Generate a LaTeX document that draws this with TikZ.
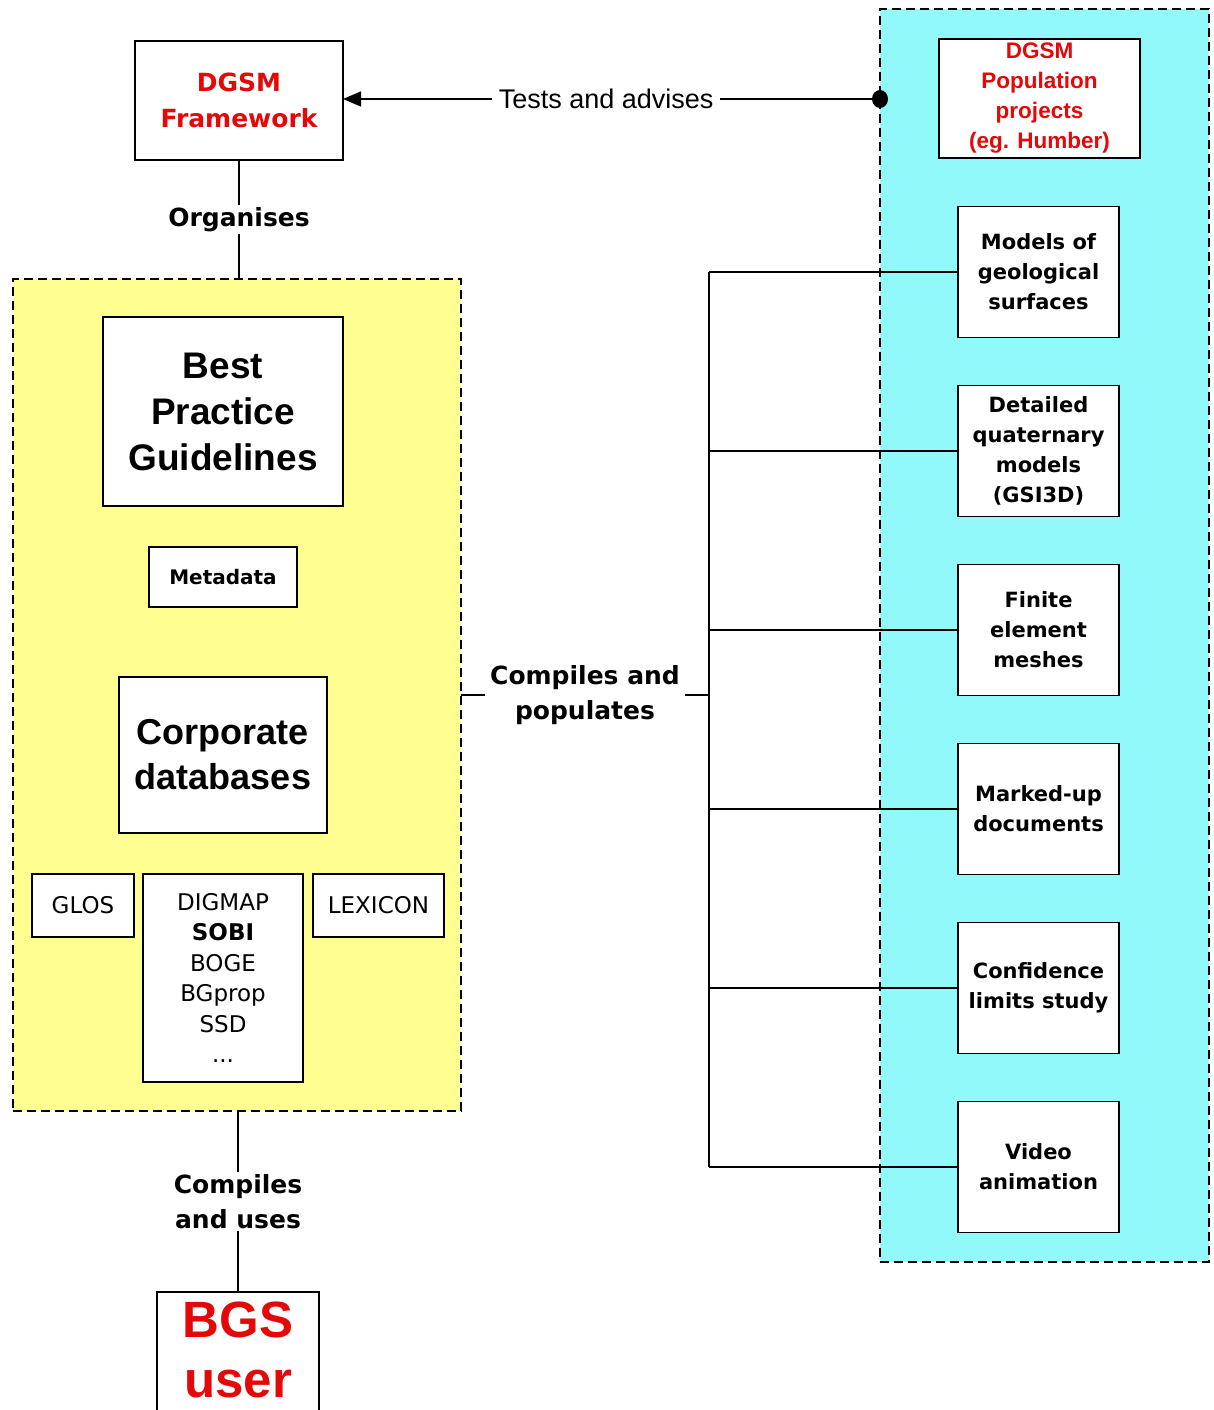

--

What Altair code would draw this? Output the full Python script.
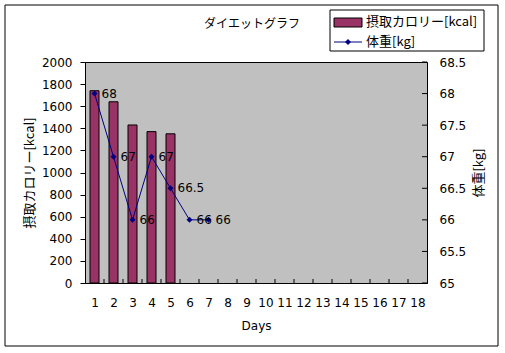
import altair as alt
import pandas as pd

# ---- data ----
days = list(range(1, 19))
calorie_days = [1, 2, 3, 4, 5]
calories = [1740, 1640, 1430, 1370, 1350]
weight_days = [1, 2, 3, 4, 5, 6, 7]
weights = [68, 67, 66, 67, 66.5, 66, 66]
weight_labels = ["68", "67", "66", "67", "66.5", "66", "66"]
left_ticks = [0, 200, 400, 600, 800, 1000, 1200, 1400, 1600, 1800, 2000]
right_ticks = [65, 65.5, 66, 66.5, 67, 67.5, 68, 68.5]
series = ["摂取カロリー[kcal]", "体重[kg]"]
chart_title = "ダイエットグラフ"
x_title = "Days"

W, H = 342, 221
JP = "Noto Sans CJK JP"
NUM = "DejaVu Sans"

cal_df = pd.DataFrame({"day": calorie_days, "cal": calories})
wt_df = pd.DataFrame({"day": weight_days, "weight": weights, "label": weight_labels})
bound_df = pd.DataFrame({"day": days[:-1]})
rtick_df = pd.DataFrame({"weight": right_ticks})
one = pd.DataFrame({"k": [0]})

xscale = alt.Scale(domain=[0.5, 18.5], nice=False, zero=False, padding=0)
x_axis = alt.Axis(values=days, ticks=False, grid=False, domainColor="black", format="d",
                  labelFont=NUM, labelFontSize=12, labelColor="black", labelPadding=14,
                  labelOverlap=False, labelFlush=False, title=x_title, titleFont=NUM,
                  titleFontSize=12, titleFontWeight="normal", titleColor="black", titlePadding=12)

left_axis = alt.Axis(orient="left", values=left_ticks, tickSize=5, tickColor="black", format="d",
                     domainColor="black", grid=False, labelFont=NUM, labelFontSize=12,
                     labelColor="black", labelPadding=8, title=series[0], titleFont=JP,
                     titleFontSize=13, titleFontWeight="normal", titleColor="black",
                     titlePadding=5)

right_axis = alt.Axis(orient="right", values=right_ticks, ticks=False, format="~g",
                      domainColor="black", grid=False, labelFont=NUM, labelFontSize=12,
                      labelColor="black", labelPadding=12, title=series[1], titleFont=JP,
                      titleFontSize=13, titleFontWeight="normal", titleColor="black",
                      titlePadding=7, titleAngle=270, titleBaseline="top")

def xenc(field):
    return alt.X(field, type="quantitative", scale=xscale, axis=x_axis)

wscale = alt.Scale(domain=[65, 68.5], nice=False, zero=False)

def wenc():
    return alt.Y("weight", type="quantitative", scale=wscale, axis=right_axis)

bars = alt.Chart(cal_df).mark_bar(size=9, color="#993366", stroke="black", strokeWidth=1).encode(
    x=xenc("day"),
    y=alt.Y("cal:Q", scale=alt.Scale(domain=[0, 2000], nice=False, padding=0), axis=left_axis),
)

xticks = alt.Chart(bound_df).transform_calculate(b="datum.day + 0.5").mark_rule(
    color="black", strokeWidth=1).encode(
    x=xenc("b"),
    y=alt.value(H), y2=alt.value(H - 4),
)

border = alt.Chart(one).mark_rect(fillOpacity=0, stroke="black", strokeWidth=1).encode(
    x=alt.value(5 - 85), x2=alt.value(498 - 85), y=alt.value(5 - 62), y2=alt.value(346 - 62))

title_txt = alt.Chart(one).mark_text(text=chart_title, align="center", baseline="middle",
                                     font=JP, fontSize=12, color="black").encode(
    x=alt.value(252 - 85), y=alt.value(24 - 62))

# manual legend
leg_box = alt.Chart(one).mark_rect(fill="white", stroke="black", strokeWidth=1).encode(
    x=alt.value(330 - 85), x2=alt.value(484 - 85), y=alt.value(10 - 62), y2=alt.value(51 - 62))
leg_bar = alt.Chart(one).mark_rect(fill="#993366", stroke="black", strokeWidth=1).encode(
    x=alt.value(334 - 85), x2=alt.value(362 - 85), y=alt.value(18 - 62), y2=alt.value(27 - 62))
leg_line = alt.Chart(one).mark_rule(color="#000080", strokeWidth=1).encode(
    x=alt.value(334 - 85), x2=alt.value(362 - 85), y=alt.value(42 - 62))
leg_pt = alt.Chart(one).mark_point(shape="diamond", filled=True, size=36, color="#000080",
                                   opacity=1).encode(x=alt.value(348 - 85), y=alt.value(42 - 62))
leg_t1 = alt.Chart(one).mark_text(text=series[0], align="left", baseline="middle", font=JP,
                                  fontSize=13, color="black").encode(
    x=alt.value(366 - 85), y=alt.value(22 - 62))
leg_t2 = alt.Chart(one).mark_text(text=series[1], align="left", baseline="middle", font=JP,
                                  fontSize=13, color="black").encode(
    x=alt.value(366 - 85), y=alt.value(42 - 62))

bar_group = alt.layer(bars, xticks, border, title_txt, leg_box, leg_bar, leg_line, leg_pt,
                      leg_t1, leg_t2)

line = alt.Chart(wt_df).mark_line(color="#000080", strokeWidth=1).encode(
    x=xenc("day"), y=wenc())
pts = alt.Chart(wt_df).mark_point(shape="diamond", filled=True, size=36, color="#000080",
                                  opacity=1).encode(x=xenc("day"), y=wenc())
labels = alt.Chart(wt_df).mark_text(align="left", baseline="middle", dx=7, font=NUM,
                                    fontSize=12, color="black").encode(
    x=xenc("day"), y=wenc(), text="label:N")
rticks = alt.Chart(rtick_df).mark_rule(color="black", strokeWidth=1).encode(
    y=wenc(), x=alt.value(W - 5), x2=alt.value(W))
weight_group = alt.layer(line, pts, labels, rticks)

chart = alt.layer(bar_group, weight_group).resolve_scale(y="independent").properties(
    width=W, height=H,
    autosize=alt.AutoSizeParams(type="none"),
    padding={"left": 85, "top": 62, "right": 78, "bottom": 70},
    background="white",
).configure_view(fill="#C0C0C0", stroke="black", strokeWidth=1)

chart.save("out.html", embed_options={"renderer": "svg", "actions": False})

--

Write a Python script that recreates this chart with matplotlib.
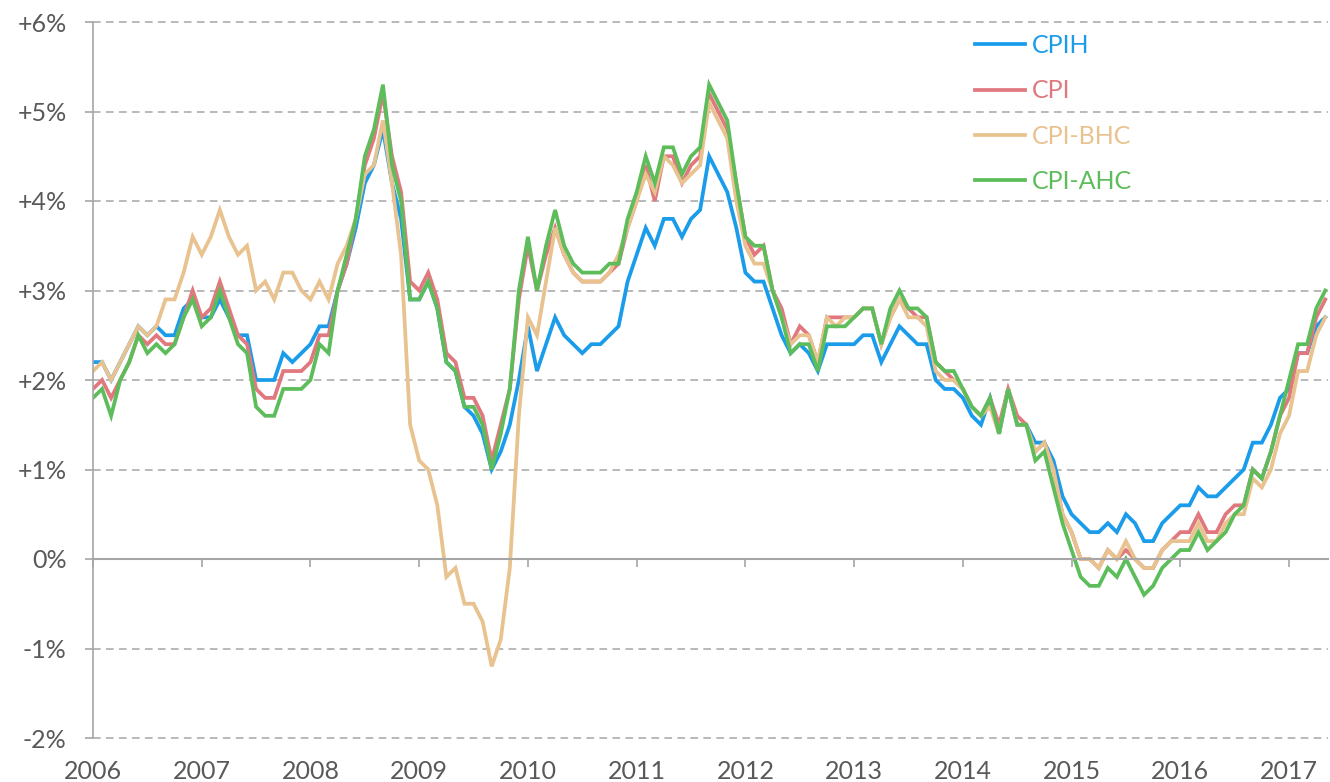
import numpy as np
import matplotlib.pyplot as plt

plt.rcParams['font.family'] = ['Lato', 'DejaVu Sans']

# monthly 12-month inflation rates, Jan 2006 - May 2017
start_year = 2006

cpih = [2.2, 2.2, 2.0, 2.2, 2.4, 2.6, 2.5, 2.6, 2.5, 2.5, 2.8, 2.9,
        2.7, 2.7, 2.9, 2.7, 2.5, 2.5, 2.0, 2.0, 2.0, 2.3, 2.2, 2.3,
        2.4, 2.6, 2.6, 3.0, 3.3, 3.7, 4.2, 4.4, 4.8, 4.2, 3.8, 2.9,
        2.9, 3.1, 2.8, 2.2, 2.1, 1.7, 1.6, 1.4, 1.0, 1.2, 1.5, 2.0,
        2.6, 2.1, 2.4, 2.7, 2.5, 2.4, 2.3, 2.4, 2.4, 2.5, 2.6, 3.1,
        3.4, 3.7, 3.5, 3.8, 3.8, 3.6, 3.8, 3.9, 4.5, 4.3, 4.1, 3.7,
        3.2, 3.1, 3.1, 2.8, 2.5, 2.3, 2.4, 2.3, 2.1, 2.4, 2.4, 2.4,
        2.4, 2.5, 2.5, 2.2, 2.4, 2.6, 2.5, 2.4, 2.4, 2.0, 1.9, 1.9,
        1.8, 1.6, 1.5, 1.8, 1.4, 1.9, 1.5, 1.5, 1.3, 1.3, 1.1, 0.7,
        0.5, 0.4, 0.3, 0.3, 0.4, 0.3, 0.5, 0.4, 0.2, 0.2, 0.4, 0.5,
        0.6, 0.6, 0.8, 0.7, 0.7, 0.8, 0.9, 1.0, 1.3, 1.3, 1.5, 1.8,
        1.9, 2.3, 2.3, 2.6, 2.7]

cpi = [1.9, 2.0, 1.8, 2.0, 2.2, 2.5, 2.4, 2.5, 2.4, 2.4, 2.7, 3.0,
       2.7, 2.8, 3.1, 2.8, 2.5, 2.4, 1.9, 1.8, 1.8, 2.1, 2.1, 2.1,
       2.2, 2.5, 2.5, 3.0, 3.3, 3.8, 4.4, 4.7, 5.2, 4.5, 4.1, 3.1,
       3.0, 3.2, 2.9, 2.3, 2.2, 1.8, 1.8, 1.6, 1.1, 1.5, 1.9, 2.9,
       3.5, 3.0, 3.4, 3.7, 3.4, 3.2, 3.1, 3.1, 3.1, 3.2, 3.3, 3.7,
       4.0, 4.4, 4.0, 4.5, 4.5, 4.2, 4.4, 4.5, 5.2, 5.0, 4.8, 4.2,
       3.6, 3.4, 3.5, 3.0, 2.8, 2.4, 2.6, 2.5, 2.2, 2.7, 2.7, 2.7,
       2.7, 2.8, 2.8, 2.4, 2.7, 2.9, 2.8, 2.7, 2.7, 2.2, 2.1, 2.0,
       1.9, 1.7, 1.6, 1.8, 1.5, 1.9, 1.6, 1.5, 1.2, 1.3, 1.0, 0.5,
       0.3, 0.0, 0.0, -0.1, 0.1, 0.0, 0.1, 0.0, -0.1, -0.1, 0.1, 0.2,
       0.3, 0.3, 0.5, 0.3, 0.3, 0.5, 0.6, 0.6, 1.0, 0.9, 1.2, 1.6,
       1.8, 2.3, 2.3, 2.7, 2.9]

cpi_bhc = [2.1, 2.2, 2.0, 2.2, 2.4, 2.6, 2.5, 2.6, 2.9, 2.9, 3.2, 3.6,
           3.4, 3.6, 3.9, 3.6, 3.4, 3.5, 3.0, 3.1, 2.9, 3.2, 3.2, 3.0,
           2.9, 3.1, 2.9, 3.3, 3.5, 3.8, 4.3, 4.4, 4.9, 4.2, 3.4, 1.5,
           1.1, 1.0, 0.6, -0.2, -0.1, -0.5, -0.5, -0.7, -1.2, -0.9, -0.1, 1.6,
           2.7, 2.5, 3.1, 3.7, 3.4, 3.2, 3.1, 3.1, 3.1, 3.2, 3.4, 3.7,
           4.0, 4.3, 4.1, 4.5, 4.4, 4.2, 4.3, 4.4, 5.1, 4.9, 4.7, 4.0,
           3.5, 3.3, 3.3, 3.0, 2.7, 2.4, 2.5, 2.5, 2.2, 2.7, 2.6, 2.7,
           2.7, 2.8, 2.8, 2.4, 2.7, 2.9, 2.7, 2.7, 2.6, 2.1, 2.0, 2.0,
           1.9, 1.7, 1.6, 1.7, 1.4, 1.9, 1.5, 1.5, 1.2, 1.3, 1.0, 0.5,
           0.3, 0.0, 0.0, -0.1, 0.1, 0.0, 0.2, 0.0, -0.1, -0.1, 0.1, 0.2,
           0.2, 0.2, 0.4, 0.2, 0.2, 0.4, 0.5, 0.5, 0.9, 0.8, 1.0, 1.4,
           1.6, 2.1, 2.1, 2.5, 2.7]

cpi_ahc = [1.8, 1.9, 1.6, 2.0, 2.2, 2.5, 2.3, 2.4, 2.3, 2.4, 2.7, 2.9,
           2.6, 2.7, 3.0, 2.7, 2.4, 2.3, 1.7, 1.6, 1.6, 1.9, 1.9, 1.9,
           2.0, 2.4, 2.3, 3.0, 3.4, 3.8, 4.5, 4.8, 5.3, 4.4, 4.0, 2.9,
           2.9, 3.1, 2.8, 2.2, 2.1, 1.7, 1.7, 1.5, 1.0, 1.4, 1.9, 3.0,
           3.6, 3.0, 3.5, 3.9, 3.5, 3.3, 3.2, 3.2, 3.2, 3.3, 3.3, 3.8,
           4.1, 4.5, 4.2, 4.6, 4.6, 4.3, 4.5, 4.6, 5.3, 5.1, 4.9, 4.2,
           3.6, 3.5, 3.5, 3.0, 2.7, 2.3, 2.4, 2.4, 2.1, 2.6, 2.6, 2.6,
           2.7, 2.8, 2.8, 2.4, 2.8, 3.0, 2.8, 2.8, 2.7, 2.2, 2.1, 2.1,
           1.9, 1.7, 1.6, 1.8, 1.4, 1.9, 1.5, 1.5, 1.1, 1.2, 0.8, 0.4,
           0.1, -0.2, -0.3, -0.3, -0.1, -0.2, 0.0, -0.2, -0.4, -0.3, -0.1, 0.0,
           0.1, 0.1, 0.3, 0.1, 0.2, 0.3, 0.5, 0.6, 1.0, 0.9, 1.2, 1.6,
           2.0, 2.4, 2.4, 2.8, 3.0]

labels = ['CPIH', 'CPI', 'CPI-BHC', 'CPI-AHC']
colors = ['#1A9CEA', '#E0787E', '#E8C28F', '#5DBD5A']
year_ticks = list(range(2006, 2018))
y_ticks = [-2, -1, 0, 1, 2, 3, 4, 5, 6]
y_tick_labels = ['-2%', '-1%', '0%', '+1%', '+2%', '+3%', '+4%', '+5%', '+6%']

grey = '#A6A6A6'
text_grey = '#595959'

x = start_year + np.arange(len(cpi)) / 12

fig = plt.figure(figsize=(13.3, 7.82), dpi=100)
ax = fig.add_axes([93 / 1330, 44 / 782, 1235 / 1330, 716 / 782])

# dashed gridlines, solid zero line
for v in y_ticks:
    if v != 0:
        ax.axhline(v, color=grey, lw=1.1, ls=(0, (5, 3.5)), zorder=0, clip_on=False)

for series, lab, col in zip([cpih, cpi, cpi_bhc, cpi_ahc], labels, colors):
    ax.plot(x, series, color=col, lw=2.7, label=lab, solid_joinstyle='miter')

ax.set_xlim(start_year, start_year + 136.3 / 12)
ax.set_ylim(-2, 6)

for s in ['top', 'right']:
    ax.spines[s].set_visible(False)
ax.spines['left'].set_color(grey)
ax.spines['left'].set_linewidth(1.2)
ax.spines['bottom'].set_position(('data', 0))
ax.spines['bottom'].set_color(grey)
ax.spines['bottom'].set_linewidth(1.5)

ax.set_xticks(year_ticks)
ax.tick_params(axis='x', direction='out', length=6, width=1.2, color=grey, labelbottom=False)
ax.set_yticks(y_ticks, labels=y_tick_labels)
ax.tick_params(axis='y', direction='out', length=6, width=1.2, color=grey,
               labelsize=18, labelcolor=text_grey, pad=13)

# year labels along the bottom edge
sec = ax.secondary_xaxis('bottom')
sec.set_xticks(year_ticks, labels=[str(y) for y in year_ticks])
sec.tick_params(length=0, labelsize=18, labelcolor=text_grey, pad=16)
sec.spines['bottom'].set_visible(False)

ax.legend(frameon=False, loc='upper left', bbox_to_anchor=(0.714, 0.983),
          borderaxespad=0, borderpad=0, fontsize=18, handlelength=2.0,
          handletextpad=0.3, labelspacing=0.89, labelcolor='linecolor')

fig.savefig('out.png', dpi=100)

Do this: Everything from the line with "What Altair code" down to the line with "import pandas as pd" in the data above should be copied exactly, with both end lines kept and the pictures left out.

Reply:
What Altair code would draw this? Output the full Python script.
import altair as alt
import pandas as pd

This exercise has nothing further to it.